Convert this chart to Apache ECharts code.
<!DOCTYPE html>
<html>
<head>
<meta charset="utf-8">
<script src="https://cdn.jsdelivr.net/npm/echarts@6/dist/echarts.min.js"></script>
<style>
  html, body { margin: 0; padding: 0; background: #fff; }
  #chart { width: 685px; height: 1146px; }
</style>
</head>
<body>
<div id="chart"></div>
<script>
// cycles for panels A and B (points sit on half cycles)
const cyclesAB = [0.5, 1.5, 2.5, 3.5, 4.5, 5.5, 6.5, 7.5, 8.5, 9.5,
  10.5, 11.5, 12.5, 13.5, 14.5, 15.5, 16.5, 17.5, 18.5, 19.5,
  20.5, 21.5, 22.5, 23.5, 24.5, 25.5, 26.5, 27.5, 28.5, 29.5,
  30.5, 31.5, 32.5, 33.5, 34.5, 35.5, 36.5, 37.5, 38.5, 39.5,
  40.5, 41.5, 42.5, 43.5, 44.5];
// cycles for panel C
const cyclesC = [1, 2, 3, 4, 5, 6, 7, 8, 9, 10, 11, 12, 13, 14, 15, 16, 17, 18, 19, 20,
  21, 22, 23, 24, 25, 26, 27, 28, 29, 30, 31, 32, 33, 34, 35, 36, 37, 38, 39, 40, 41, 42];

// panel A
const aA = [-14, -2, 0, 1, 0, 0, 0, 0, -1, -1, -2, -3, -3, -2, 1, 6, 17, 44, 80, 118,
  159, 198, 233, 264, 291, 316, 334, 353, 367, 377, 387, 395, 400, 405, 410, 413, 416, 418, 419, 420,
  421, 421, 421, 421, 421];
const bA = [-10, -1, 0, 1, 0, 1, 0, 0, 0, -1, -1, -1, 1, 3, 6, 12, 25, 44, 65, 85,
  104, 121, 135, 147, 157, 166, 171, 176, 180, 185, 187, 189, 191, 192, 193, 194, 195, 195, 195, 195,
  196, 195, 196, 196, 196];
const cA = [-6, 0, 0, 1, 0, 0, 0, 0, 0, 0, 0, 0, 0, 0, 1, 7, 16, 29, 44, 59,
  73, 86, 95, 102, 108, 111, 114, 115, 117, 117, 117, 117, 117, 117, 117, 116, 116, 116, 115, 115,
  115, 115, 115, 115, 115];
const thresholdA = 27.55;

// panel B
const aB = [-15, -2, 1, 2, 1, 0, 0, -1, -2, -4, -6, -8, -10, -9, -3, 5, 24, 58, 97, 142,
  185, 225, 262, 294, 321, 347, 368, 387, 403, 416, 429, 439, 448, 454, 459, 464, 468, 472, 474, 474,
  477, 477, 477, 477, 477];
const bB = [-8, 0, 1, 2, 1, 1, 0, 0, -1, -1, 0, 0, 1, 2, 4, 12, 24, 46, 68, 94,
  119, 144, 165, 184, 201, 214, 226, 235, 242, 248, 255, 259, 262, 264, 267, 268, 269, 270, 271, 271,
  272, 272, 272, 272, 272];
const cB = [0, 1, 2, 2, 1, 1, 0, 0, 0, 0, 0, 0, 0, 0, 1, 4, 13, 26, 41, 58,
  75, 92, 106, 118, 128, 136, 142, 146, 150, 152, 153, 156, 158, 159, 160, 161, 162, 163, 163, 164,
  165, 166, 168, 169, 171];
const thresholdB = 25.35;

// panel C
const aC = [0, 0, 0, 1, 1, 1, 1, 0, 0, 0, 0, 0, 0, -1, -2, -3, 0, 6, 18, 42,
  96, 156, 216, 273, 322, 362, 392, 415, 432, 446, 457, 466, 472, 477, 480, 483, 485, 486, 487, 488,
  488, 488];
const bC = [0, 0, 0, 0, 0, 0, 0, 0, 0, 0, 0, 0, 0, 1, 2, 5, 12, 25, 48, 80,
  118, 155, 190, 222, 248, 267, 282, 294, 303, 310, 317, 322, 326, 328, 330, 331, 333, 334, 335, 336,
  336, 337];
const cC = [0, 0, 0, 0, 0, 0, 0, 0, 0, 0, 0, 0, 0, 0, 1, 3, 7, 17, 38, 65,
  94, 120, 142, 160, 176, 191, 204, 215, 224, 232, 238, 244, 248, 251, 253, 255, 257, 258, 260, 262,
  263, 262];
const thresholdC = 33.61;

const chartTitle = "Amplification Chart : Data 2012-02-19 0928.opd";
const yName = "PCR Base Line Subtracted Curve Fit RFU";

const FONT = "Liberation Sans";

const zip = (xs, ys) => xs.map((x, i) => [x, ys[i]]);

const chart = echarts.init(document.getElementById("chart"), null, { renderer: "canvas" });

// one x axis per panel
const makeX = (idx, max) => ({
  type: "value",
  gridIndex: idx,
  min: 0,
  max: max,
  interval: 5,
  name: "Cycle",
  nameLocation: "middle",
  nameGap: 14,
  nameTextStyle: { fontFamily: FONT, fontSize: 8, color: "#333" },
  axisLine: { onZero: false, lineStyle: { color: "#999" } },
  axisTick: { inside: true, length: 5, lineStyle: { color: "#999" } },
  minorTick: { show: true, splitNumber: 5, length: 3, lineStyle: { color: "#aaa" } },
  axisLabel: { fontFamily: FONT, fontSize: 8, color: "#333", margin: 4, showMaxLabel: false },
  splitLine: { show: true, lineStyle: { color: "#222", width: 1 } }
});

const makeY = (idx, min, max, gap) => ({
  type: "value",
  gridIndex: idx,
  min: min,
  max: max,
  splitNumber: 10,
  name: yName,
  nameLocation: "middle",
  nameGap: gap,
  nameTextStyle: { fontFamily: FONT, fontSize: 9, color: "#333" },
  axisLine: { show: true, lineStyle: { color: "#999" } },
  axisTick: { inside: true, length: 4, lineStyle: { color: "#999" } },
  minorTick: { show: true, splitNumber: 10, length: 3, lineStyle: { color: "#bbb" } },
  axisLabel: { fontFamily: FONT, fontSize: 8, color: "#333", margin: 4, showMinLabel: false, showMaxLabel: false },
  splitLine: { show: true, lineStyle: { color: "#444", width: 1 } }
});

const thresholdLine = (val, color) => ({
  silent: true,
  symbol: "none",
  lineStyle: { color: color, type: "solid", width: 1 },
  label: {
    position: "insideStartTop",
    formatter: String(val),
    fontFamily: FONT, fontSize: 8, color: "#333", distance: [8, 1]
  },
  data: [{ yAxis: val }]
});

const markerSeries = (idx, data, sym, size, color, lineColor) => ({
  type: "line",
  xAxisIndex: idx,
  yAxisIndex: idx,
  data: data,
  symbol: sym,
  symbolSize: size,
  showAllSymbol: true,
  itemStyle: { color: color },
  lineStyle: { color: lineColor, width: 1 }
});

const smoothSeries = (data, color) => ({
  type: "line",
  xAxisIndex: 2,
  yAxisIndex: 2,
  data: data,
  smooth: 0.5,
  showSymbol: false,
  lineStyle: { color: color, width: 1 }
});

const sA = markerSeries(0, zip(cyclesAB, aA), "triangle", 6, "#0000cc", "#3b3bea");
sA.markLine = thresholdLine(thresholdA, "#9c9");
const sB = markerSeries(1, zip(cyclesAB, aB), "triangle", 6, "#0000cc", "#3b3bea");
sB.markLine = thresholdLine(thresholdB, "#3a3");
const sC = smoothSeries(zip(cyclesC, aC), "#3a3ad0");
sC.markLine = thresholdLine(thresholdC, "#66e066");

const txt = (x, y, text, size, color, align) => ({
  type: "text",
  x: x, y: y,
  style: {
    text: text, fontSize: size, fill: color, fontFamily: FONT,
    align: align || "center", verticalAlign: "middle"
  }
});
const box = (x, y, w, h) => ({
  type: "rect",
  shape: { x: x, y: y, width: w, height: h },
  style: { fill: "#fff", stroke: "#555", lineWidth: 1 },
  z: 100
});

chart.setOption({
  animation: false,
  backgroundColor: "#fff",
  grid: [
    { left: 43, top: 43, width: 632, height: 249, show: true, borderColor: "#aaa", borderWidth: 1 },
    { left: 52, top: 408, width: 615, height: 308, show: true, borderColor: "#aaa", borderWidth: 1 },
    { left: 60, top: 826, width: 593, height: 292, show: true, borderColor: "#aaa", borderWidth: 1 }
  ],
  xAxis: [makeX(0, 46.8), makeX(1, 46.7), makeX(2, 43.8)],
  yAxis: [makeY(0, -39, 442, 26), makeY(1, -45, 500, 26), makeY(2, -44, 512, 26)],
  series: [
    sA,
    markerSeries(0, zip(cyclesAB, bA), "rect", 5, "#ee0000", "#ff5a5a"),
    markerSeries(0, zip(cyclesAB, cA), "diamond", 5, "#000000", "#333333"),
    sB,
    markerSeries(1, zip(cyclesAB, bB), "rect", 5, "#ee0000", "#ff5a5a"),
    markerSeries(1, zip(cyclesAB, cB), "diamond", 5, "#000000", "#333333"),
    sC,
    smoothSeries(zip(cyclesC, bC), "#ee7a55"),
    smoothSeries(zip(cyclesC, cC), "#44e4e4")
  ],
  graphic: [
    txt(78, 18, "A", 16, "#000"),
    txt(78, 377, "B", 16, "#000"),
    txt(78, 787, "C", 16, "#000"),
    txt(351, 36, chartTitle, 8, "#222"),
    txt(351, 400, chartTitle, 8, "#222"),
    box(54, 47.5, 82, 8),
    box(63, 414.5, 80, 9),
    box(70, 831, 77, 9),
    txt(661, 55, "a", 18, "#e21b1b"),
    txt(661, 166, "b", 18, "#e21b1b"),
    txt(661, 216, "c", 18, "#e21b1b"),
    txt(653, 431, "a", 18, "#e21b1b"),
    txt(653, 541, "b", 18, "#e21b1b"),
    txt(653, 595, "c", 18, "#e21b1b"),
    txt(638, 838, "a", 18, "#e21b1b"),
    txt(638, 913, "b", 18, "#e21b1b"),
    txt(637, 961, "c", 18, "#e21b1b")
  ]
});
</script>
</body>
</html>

::::

Write out, exactly and with nothing else, the lines of the listing above from its first line through the line with "40, 41, 42];".

Convert this chart to Apache ECharts code.
<!DOCTYPE html>
<html>
<head>
<meta charset="utf-8">
<script src="https://cdn.jsdelivr.net/npm/echarts@6/dist/echarts.min.js"></script>
<style>
  html, body { margin: 0; padding: 0; background: #fff; }
  #chart { width: 685px; height: 1146px; }
</style>
</head>
<body>
<div id="chart"></div>
<script>
// cycles for panels A and B (points sit on half cycles)
const cyclesAB = [0.5, 1.5, 2.5, 3.5, 4.5, 5.5, 6.5, 7.5, 8.5, 9.5,
  10.5, 11.5, 12.5, 13.5, 14.5, 15.5, 16.5, 17.5, 18.5, 19.5,
  20.5, 21.5, 22.5, 23.5, 24.5, 25.5, 26.5, 27.5, 28.5, 29.5,
  30.5, 31.5, 32.5, 33.5, 34.5, 35.5, 36.5, 37.5, 38.5, 39.5,
  40.5, 41.5, 42.5, 43.5, 44.5];
// cycles for panel C
const cyclesC = [1, 2, 3, 4, 5, 6, 7, 8, 9, 10, 11, 12, 13, 14, 15, 16, 17, 18, 19, 20,
  21, 22, 23, 24, 25, 26, 27, 28, 29, 30, 31, 32, 33, 34, 35, 36, 37, 38, 39, 40, 41, 42];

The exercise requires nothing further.